▸ **Stated goal**
Each line of the material must be returned exactly.

----------------------------------------

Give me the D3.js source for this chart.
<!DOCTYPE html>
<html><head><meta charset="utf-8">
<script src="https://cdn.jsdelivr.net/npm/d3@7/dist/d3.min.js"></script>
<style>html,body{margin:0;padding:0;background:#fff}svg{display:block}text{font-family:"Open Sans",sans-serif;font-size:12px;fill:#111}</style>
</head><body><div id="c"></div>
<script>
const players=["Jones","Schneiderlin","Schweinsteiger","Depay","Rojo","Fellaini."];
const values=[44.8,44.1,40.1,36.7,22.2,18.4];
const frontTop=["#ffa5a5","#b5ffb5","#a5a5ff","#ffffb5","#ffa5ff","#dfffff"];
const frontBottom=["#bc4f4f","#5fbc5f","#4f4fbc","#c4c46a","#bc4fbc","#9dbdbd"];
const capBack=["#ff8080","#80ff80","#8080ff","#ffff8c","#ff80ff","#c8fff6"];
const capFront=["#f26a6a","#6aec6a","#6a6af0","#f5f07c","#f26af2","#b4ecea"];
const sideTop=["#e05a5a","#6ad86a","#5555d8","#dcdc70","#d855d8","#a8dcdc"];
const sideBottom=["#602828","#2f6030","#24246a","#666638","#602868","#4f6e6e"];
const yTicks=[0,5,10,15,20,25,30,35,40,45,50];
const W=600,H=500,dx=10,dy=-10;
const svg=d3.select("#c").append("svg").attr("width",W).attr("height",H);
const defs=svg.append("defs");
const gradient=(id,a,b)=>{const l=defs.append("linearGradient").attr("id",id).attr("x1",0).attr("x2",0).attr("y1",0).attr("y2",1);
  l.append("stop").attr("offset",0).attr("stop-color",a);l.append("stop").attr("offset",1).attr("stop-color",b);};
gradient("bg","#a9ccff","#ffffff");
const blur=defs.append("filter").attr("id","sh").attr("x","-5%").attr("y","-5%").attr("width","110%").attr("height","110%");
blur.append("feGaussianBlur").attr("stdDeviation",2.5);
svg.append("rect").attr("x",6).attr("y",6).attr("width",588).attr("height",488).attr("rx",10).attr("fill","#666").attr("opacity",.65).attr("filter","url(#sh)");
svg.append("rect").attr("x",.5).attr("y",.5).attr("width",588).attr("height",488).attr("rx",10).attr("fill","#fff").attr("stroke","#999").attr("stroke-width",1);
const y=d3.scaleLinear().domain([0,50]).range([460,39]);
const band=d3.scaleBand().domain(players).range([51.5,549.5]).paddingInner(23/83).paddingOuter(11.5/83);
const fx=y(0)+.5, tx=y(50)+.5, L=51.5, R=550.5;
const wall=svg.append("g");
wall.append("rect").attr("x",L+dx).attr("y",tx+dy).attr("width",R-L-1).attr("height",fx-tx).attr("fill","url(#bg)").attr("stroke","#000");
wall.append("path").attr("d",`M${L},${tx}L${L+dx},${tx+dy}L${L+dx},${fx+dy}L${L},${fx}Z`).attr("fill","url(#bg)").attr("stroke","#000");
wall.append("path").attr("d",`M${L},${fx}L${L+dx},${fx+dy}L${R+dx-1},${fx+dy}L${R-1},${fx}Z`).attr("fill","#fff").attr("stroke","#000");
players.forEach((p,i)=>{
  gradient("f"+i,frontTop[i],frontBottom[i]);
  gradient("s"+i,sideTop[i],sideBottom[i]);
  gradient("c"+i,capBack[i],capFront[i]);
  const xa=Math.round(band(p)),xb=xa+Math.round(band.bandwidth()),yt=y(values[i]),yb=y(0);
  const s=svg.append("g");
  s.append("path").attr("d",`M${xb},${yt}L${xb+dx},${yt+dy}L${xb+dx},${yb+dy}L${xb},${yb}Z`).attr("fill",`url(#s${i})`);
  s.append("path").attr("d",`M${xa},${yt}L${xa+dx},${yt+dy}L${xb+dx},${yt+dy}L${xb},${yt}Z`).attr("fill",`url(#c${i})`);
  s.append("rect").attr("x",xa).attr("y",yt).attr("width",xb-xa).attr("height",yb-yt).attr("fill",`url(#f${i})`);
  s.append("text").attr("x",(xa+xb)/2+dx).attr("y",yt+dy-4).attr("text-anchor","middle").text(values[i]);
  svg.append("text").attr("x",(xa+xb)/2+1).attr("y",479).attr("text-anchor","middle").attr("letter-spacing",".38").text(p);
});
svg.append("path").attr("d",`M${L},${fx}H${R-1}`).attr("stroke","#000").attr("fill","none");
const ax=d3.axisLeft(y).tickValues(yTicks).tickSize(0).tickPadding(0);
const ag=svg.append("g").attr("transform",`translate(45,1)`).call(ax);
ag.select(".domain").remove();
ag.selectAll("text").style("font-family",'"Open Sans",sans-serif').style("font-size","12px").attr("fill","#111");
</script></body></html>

----------------------------------------

▸ **Solution for this exercise**
Give me the D3.js source for this chart.
<!DOCTYPE html>
<html><head><meta charset="utf-8">
<script src="https://cdn.jsdelivr.net/npm/d3@7/dist/d3.min.js"></script>
<style>html,body{margin:0;padding:0;background:#fff}svg{display:block}text{font-family:"Open Sans",sans-serif;font-size:12px;fill:#111}</style>
</head><body><div id="c"></div>
<script>
const players=["Jones","Schneiderlin","Schweinsteiger","Depay","Rojo","Fellaini."];
const values=[44.8,44.1,40.1,36.7,22.2,18.4];
const frontTop=["#ffa5a5","#b5ffb5","#a5a5ff","#ffffb5","#ffa5ff","#dfffff"];
const frontBottom=["#bc4f4f","#5fbc5f","#4f4fbc","#c4c46a","#bc4fbc","#9dbdbd"];
const capBack=["#ff8080","#80ff80","#8080ff","#ffff8c","#ff80ff","#c8fff6"];
const capFront=["#f26a6a","#6aec6a","#6a6af0","#f5f07c","#f26af2","#b4ecea"];
const sideTop=["#e05a5a","#6ad86a","#5555d8","#dcdc70","#d855d8","#a8dcdc"];
const sideBottom=["#602828","#2f6030","#24246a","#666638","#602868","#4f6e6e"];
const yTicks=[0,5,10,15,20,25,30,35,40,45,50];
const W=600,H=500,dx=10,dy=-10;
const svg=d3.select("#c").append("svg").attr("width",W).attr("height",H);
const defs=svg.append("defs");
const gradient=(id,a,b)=>{const l=defs.append("linearGradient").attr("id",id).attr("x1",0).attr("x2",0).attr("y1",0).attr("y2",1);
  l.append("stop").attr("offset",0).attr("stop-color",a);l.append("stop").attr("offset",1).attr("stop-color",b);};
gradient("bg","#a9ccff","#ffffff");
const blur=defs.append("filter").attr("id","sh").attr("x","-5%").attr("y","-5%").attr("width","110%").attr("height","110%");
blur.append("feGaussianBlur").attr("stdDeviation",2.5);
svg.append("rect").attr("x",6).attr("y",6).attr("width",588).attr("height",488).attr("rx",10).attr("fill","#666").attr("opacity",.65).attr("filter","url(#sh)");
svg.append("rect").attr("x",.5).attr("y",.5).attr("width",588).attr("height",488).attr("rx",10).attr("fill","#fff").attr("stroke","#999").attr("stroke-width",1);
const y=d3.scaleLinear().domain([0,50]).range([460,39]);
const band=d3.scaleBand().domain(players).range([51.5,549.5]).paddingInner(23/83).paddingOuter(11.5/83);
const fx=y(0)+.5, tx=y(50)+.5, L=51.5, R=550.5;
const wall=svg.append("g");
wall.append("rect").attr("x",L+dx).attr("y",tx+dy).attr("width",R-L-1).attr("height",fx-tx).attr("fill","url(#bg)").attr("stroke","#000");
wall.append("path").attr("d",`M${L},${tx}L${L+dx},${tx+dy}L${L+dx},${fx+dy}L${L},${fx}Z`).attr("fill","url(#bg)").attr("stroke","#000");
wall.append("path").attr("d",`M${L},${fx}L${L+dx},${fx+dy}L${R+dx-1},${fx+dy}L${R-1},${fx}Z`).attr("fill","#fff").attr("stroke","#000");
players.forEach((p,i)=>{
  gradient("f"+i,frontTop[i],frontBottom[i]);
  gradient("s"+i,sideTop[i],sideBottom[i]);
  gradient("c"+i,capBack[i],capFront[i]);
  const xa=Math.round(band(p)),xb=xa+Math.round(band.bandwidth()),yt=y(values[i]),yb=y(0);
  const s=svg.append("g");
  s.append("path").attr("d",`M${xb},${yt}L${xb+dx},${yt+dy}L${xb+dx},${yb+dy}L${xb},${yb}Z`).attr("fill",`url(#s${i})`);
  s.append("path").attr("d",`M${xa},${yt}L${xa+dx},${yt+dy}L${xb+dx},${yt+dy}L${xb},${yt}Z`).attr("fill",`url(#c${i})`);
  s.append("rect").attr("x",xa).attr("y",yt).attr("width",xb-xa).attr("height",yb-yt).attr("fill",`url(#f${i})`);
  s.append("text").attr("x",(xa+xb)/2+dx).attr("y",yt+dy-4).attr("text-anchor","middle").text(values[i]);
  svg.append("text").attr("x",(xa+xb)/2+1).attr("y",479).attr("text-anchor","middle").attr("letter-spacing",".38").text(p);
});
svg.append("path").attr("d",`M${L},${fx}H${R-1}`).attr("stroke","#000").attr("fill","none");
const ax=d3.axisLeft(y).tickValues(yTicks).tickSize(0).tickPadding(0);
const ag=svg.append("g").attr("transform",`translate(45,1)`).call(ax);
ag.select(".domain").remove();
ag.selectAll("text").style("font-family",'"Open Sans",sans-serif').style("font-size","12px").attr("fill","#111");
</script></body></html>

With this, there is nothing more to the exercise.